Thursday, January 26, 2012

Extracurricular #3: Mrs. Vladimir Nabokov

Hello reading public! Some time early next week I will be sharing my review of Walker Percy’s “The Moviegoer”. Now though, I’d like to share some thoughts on an ‘extra-curricular’ book I’ve just finished reading.

The book is 2000’s Vera {Mrs. Vladimir Nabokov} by Stacy Schiff, who made bookchat headlines more recently with her phenomenal 2010 biography of Cleopatra. As the title kindly informs those of you not already given to prying into the personal lives of great writers, Schiff’s subject is the elusive Vera Nabokov (née Slonim), wife of the great Vladimir.

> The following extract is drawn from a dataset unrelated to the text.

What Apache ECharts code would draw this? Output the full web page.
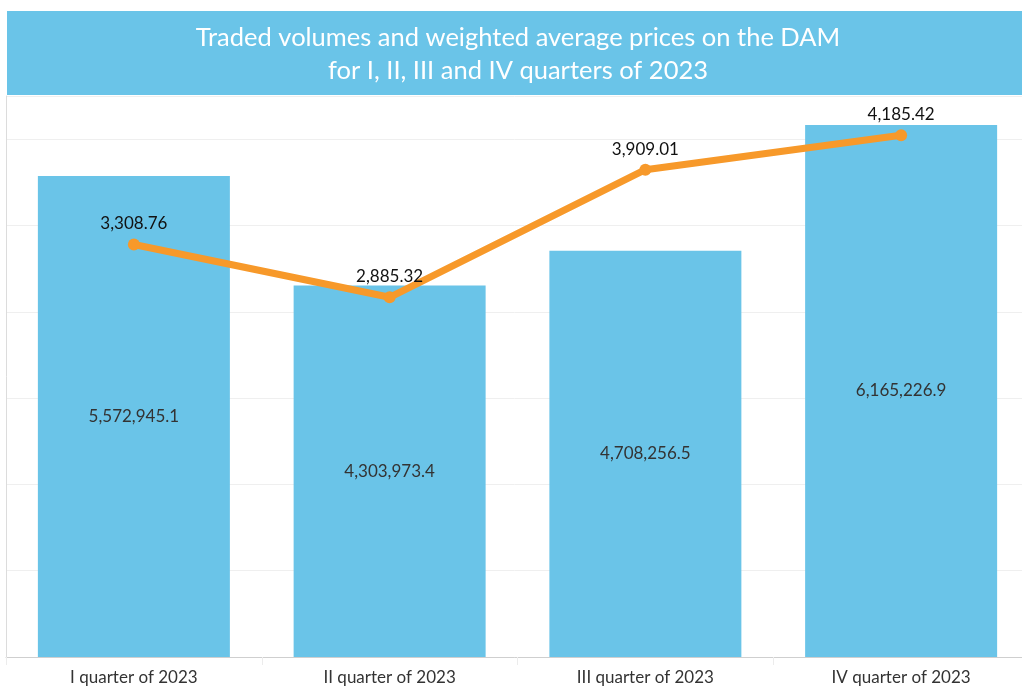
<!DOCTYPE html>
<html>
<head>
<meta charset="utf-8">
<script src="https://cdn.jsdelivr.net/npm/echarts@6/dist/echarts.min.js"></script>
<style>
  html, body { margin: 0; padding: 0; background: #fff; }
  #chart { width: 1022px; height: 687px; }
</style>
</head>
<body>
<div id="chart"></div>
<script>
const quarters = ['I quarter of 2023', 'II quarter of 2023', 'III quarter of 2023', 'IV quarter of 2023']
const volumes = [5572945.1, 4303973.4, 4708256.5, 6165226.9]
const prices = [3308.76, 2885.32, 3909.01, 4185.42]
const titleLines = ['Traded volumes and weighted average prices on the DAM', 'for I, II, III and IV quarters of 2023']

const BAR_COLOR = '#6ac4e8'
const LINE_COLOR = '#f7992a'

const fmt = (v, digits) => v.toLocaleString('en-US', { minimumFractionDigits: digits, maximumFractionDigits: digits })

const chart = echarts.init(document.getElementById('chart'))

const option = {
  animation: false,
  graphic: [
    {
      type: 'rect',
      left: 7, top: 11,
      shape: { width: 1015, height: 84 },
      style: { fill: BAR_COLOR },
      z: 10,
    },
    {
      type: 'text',
      x: 518, y: 21,
      style: {
        text: titleLines.join('\n'),
        fill: '#ffffff',
        font: '25.5px Lato',
        lineHeight: 33,
        align: 'center',
        verticalAlign: 'top',
      },
      z: 11,
    },
  ],
  grid: { left: 6, top: 96, width: 1023, height: 561, outerBoundsMode: 'none' },
  xAxis: {
    type: 'category',
    data: quarters,
    axisLine: { lineStyle: { color: '#cfcfcf', width: 1 } },
    axisTick: { show: true, length: 8, lineStyle: { color: '#ececec' } },
    axisLabel: { color: '#333', fontSize: 17, fontFamily: 'Lato', margin: 12 },
  },
  yAxis: [
    {
      type: 'value',
      min: 0, max: 6500000, interval: 1000000,
      axisLabel: { show: false },
      axisTick: { show: false },
      axisLine: { show: true, lineStyle: { color: '#dcdcdc' } },
      splitLine: { lineStyle: { color: '#efefef', width: 1 } },
    },
    {
      type: 'value',
      min: 0, max: 4500,
      axisLabel: { show: false },
      axisTick: { show: false },
      axisLine: { show: false },
      splitLine: { show: false },
    },
  ],
  series: [
    {
      name: 'Volume',
      type: 'bar',
      data: volumes,
      barWidth: 192,
      itemStyle: { color: BAR_COLOR },
      label: {
        show: true,
        position: 'inside',
        color: '#333',
        fontSize: 17,
        fontFamily: 'Lato',
        formatter: (p) => fmt(p.value, 1),
      },
    },
    {
      name: 'Price',
      type: 'line',
      yAxisIndex: 1,
      data: prices,
      symbol: 'circle',
      symbolSize: 12,
      lineStyle: { color: LINE_COLOR, width: 7 },
      itemStyle: { color: LINE_COLOR },
      label: {
        show: true,
        position: 'top',
        distance: 6,
        color: '#111',
        fontSize: 17,
        fontFamily: 'Lato',
        formatter: (p) => fmt(p.value, 2),
      },
      z: 5,
    },
  ],
}

chart.setOption(option)
</script>
</body>
</html>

From the moment she sought him out (in Berlin in the 1920s - he was best known as a young poet of potential; she had memorized reams of his verse) they were never apart, even when geographically distant. Though she only makes one explicit appearance in the fiction, Nabokov famously asserted that his wife colored every one of his books. Her hand was even a bit more direct than all that – though she would deny it, she was also his first and sharpest editor. She answered their letters, and forged them into a single entity, the aloof and (ambiguous, initially) “VN”.

The life that Schiff throws together sparkles with wit; with insight into the works and the faint but unmistakable imprint of Vera in Vladimir’s fiction; and, in its especially readable first 100-ish pages, with fine portraits of the Russian exiles of the post-Revolution. Ultimately, however, it founders on the same rock that a number of writer biographies smash upon: writer’s lives tend to be not nearly so interesting as their work. Vera’s life has its events – the early escape from Russia, the move to America, the struggles with poverty before the pair won world-wide acclaim – but it is not the sort of life that Shakespeare could hang a tragedy on, as he did with Cleopatra. As a dedicated Nabokovian, there was enough material here to sustain my interest. I am not sure what the effect would be on a reader who brought less prior interest to the subjects.

Despite the 2000 year gap that separates Vera from Schiff’s more recent subject, one senses a similar sort of problem confronting the author – her subject, though much written about, is nonetheless hard to grasp in her own essence - her ‘true nature’ evades even a writer of Schiff’s dedication. In Cleopatra’s case, this is the fault of the devouring centuries. In Vera’s case, it is the fault of Vera Nabokov.

In other biographies of less world-historical figures, and especially literary ones, a good deal of extra interest can nonetheless be generated by a close examination of the personalities and feelings involved. Here, again, the subject works against Schiff. Vera famously burned every love-letter she wrote to Vladimir (and even most of the strictly-business ones, too) – our accounts of their courtship depend entirely on reading between the lines in his letters to her. In public appearances, she did everything possible to keep her own thoughts private except concerning the literary genius of her husband. Rather than the outpourings of feeling and the series of private thoughts, the public control, the decorum, and reticence are the biography.

Schiff’s subtitle (ie, Mrs. Vladimir Nabokov) is piercingly accurate. Never have I read the account of a woman so determined to define herself (publically, at least) by her marriage. In this feminist era, it is a strange thing to read about. And there are some passages that portray Vladimir in a less than flattering light, to a modern view. Vlad is nearly helpless and perfectly content to let Vera take care of all the domestic tasks. With Vladimir unwilling to hold down a normal job, Vera is forced to work in Berlin and Paris as a typist to support the family (while Vlad’s letters tend to whine a bit about how her work leaves her too tired to help him write.)

And yet, despite an initial reaction of alienation (how could she feel this way, pursue this course willingly?) I ultimately could not come to dismiss Vera’s story and her goals as entirely anti-feminist. It is true, she never tried to stand out as a separate individual. But in the course of her book, Schiff convincingly makes the case. This was not an instance of a man forcing his will over a woman, consuming her independent identity. This was the case of a woman seeking a man out and forging out of him a marriage, a true union of two beings into one identity. And if there is a single Nabokov most responsible for Vladimir’s fame and reputation, it is Vera. From arranging his interviews and answering his mail, to spending her remaining years after his death laying the foundations for his posthumous legacy and busily interfering with the swarming biographers, Vera was the architect of “VN”. The name was his, the limelight was his. But the union, the identity, and the soul was theirs, and the plan, if it was anyone’s, was hers.